---------- COLLECTED MATERIAL

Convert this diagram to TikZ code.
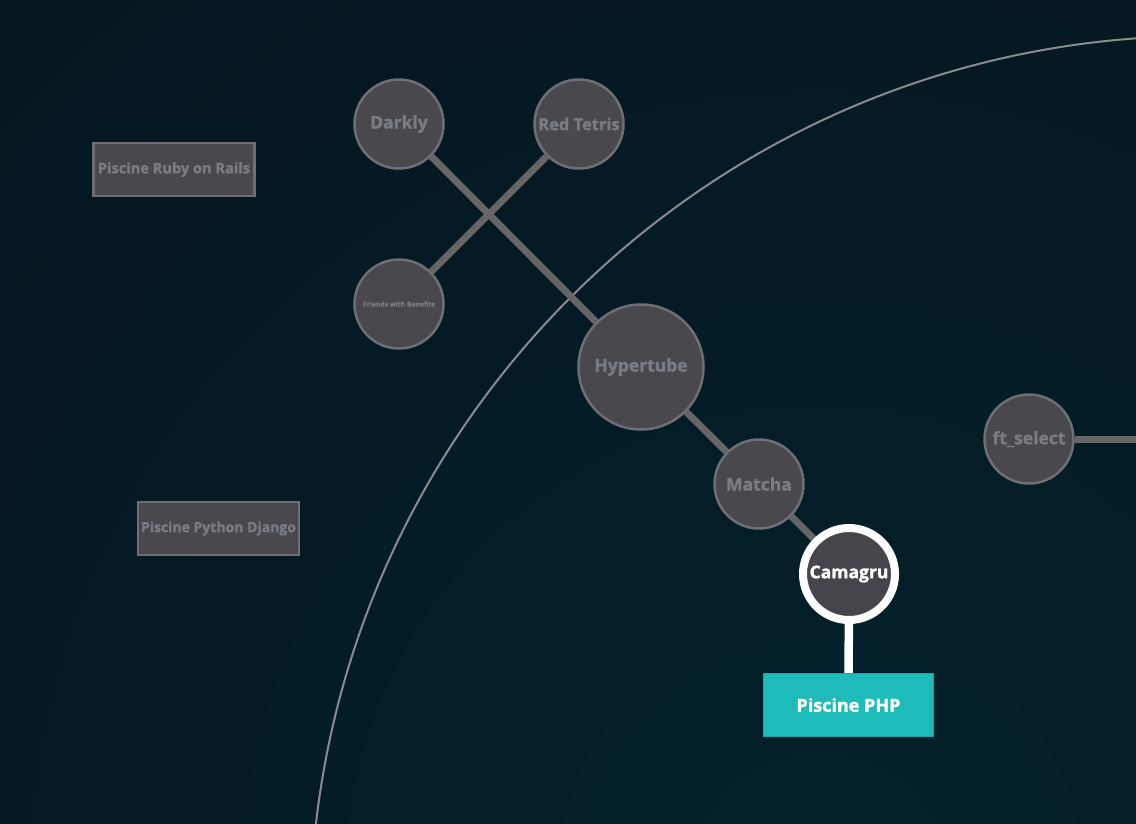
\documentclass[tikz,border=0pt]{standalone}
\usepackage{fontspec}
\setmainfont{Open Sans}[BoldFeatures={FakeBold=1.6}]
\pgfdeclarelayer{bg}
\pgfdeclarelayer{edges}
\pgfsetlayers{bg,edges,main}
\definecolor{bgdark}{HTML}{070F16}
\definecolor{bglight}{HTML}{03212C}
\definecolor{nodefill}{HTML}{48484D}
\definecolor{nodeborder}{HTML}{6E6E74}
\definecolor{nodetext}{HTML}{7A7C84}
\definecolor{edgegray}{HTML}{666666}
\definecolor{arcgray}{HTML}{8A8A90}
\definecolor{teal}{HTML}{1EBBBB}
\definecolor{tealborder}{HTML}{19A3A5}
\definecolor{camfill}{HTML}{47454B}
\tikzset{
  proj/.style={circle, fill=nodefill, draw=nodeborder, line width=2.5pt,
    minimum size=89pt, inner sep=0pt, text=nodetext, font=\bfseries\fontsize{17.5}{20}\selectfont},
  bigproj/.style={proj, minimum size=125pt, font=\bfseries\fontsize{17.5}{20}\selectfont},
  piscine/.style={rectangle, fill=nodefill, draw=nodeborder, line width=2.5pt,
    inner sep=0pt, text=nodetext, font=\bfseries\fontsize{14}{16}\selectfont},
  activeproj/.style={circle, fill=camfill, draw=white, line width=8pt,
    minimum size=92pt, inner sep=0pt, text=white, font=\bfseries\fontsize{17.5}{20}\selectfont},
  activepiscine/.style={rectangle, fill=teal, draw=tealborder, line width=1pt,
    inner sep=0pt, text=white, font=\bfseries\fontsize{17.5}{20}\selectfont},
  link/.style={draw=edgegray, line width=7pt},
  activelink/.style={draw=white, line width=8.5pt},
}
\begin{document}
\begin{tikzpicture}[x=1pt,y=-1pt]
\useasboundingbox (0,0) rectangle (1136,823);
\begin{pgfonlayer}{bg}
  \clip (0,0) rectangle (1136,823);
  \fill[bgdark] (0,0) rectangle (1136,823);
  \shade[inner color=bglight, outer color=bgdark] (820,880) circle (1900);
  \draw[arcgray, line width=2pt] (1201,927) circle (891);
\end{pgfonlayer}

\node[proj] (darkly) at (399,124) {Darkly};
\node[proj, font=\bfseries\fontsize{16.5}{19}\selectfont] (redtetris) at (579,124) {Red Tetris};
\node[proj, font=\bfseries\fontsize{6.8}{8}\selectfont] (friends) at (399,304) {Friends with Benefits};
\node[bigproj] (hypertube) at (641,367) {Hypertube};
\node[proj] (matcha) at (759,484) {Matcha};
\node[activeproj] (camagru) at (849,574) {Camagru};
\node[proj] (ftselect) at (1029,439) {ft\_select};
\coordinate (rightedge) at (1136,439);

\node[piscine, minimum width=161pt, minimum height=53pt, font=\bfseries\fontsize{14.6}{17}\selectfont] (ruby) at (174,169.5) {Piscine Ruby on Rails};
\node[piscine, minimum width=161pt, minimum height=53pt] (django) at (218.5,528.5) {Piscine Python Django};
\node[activepiscine, minimum width=170pt, minimum height=63pt, font=\bfseries\fontsize{18}{20}\selectfont] (php) at (848.5,705) {Piscine PHP};

\begin{pgfonlayer}{edges}
  \draw[link] (darkly) -- (hypertube);
  \draw[link] (redtetris) -- (friends);
  \draw[link] (hypertube) -- (matcha);
  \draw[link] (matcha) -- (camagru);
  \draw[link] (ftselect) -- (rightedge);
  \draw[activelink] (camagru) -- (php);
\end{pgfonlayer}
\end{tikzpicture}
\end{document}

--------------------

■ WHAT IS NEEDED: The pictures should not be reproduced; quote all of the other material exactly.

■ RESULT OF THIS TASK:
Convert this diagram to TikZ code.
\documentclass[tikz,border=0pt]{standalone}
\usepackage{fontspec}
\setmainfont{Open Sans}[BoldFeatures={FakeBold=1.6}]
\pgfdeclarelayer{bg}
\pgfdeclarelayer{edges}
\pgfsetlayers{bg,edges,main}
\definecolor{bgdark}{HTML}{070F16}
\definecolor{bglight}{HTML}{03212C}
\definecolor{nodefill}{HTML}{48484D}
\definecolor{nodeborder}{HTML}{6E6E74}
\definecolor{nodetext}{HTML}{7A7C84}
\definecolor{edgegray}{HTML}{666666}
\definecolor{arcgray}{HTML}{8A8A90}
\definecolor{teal}{HTML}{1EBBBB}
\definecolor{tealborder}{HTML}{19A3A5}
\definecolor{camfill}{HTML}{47454B}
\tikzset{
  proj/.style={circle, fill=nodefill, draw=nodeborder, line width=2.5pt,
    minimum size=89pt, inner sep=0pt, text=nodetext, font=\bfseries\fontsize{17.5}{20}\selectfont},
  bigproj/.style={proj, minimum size=125pt, font=\bfseries\fontsize{17.5}{20}\selectfont},
  piscine/.style={rectangle, fill=nodefill, draw=nodeborder, line width=2.5pt,
    inner sep=0pt, text=nodetext, font=\bfseries\fontsize{14}{16}\selectfont},
  activeproj/.style={circle, fill=camfill, draw=white, line width=8pt,
    minimum size=92pt, inner sep=0pt, text=white, font=\bfseries\fontsize{17.5}{20}\selectfont},
  activepiscine/.style={rectangle, fill=teal, draw=tealborder, line width=1pt,
    inner sep=0pt, text=white, font=\bfseries\fontsize{17.5}{20}\selectfont},
  link/.style={draw=edgegray, line width=7pt},
  activelink/.style={draw=white, line width=8.5pt},
}
\begin{document}
\begin{tikzpicture}[x=1pt,y=-1pt]
\useasboundingbox (0,0) rectangle (1136,823);
\begin{pgfonlayer}{bg}
  \clip (0,0) rectangle (1136,823);
  \fill[bgdark] (0,0) rectangle (1136,823);
  \shade[inner color=bglight, outer color=bgdark] (820,880) circle (1900);
  \draw[arcgray, line width=2pt] (1201,927) circle (891);
\end{pgfonlayer}

\node[proj] (darkly) at (399,124) {Darkly};
\node[proj, font=\bfseries\fontsize{16.5}{19}\selectfont] (redtetris) at (579,124) {Red Tetris};
\node[proj, font=\bfseries\fontsize{6.8}{8}\selectfont] (friends) at (399,304) {Friends with Benefits};
\node[bigproj] (hypertube) at (641,367) {Hypertube};
\node[proj] (matcha) at (759,484) {Matcha};
\node[activeproj] (camagru) at (849,574) {Camagru};
\node[proj] (ftselect) at (1029,439) {ft\_select};
\coordinate (rightedge) at (1136,439);

\node[piscine, minimum width=161pt, minimum height=53pt, font=\bfseries\fontsize{14.6}{17}\selectfont] (ruby) at (174,169.5) {Piscine Ruby on Rails};
\node[piscine, minimum width=161pt, minimum height=53pt] (django) at (218.5,528.5) {Piscine Python Django};
\node[activepiscine, minimum width=170pt, minimum height=63pt, font=\bfseries\fontsize{18}{20}\selectfont] (php) at (848.5,705) {Piscine PHP};

\begin{pgfonlayer}{edges}
  \draw[link] (darkly) -- (hypertube);
  \draw[link] (redtetris) -- (friends);
  \draw[link] (hypertube) -- (matcha);
  \draw[link] (matcha) -- (camagru);
  \draw[link] (ftselect) -- (rightedge);
  \draw[activelink] (camagru) -- (php);
\end{pgfonlayer}
\end{tikzpicture}
\end{document}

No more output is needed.